食品ロスを減らし、資源を有効活用することで、持続可能な社会の実現に貢献できるものです。
規格外野菜活用によるサプライチェーン構築

規格外野菜の活用には、安定供給、品質管理、情報共有などの課題が存在します。
これらの課題を解決するためには、生産者、流通業者、食品メーカー、外食産業などが連携したサプライチェーンの構築が不可欠です。
BtoBプラットフォームの活用、規格外野菜に関する情報共有の促進、共同での商品開発などが、今後の取り組みとして考えられます。
政府や自治体による支援策(補助金、税制優遇など)も、規格外野菜活用の推進力となり得ます。
消費者の意識改革も重要であり、規格外野菜に対する理解を深めるための啓発活動も並行して行うことが必要です。

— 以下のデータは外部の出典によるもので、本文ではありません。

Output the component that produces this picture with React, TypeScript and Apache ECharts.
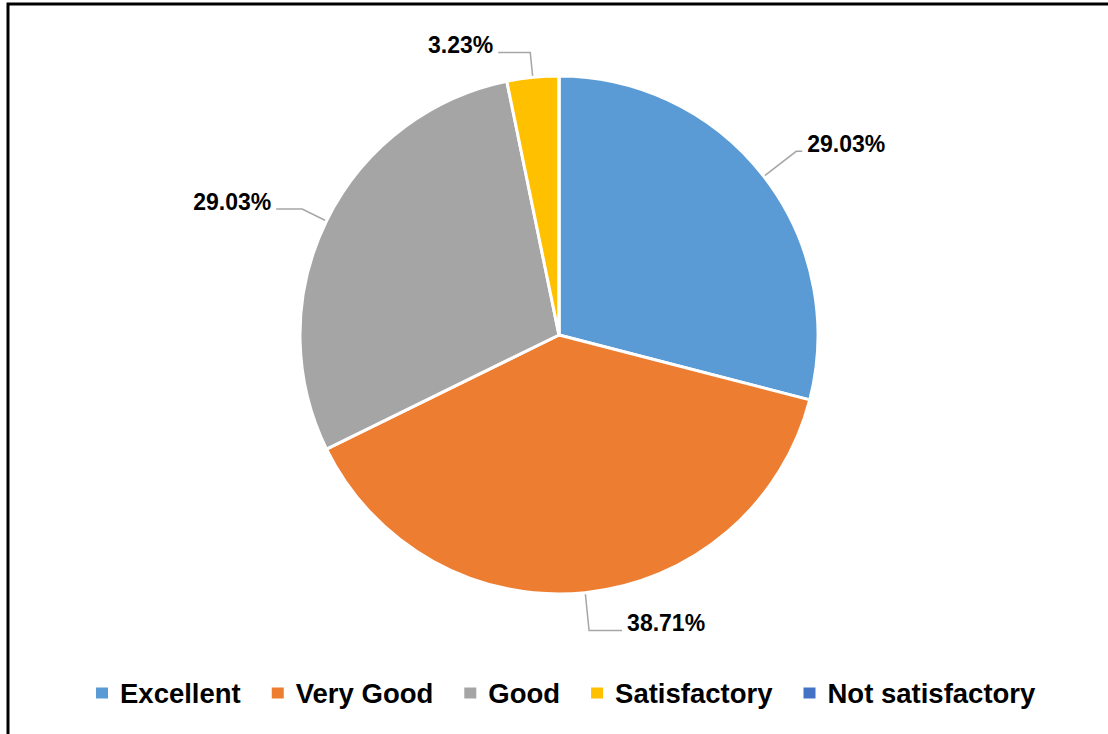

規格外野菜の価値を「見える化」し、BtoB取引における新たなスタンダードを確立することが、持続可能な食料システムの構築につながります。
まとめ

規格外野菜の廃棄は、日本の食品ロス問題の大きな要因です。
活用方法の多様化や規格の見直しを進めることで、環境負荷の軽減や農家の収益向上が期待されます。
今後は、企業や消費者が一体となり、持続可能な社会の実現に向けた取り組みを強化していくことが求められるでしょう。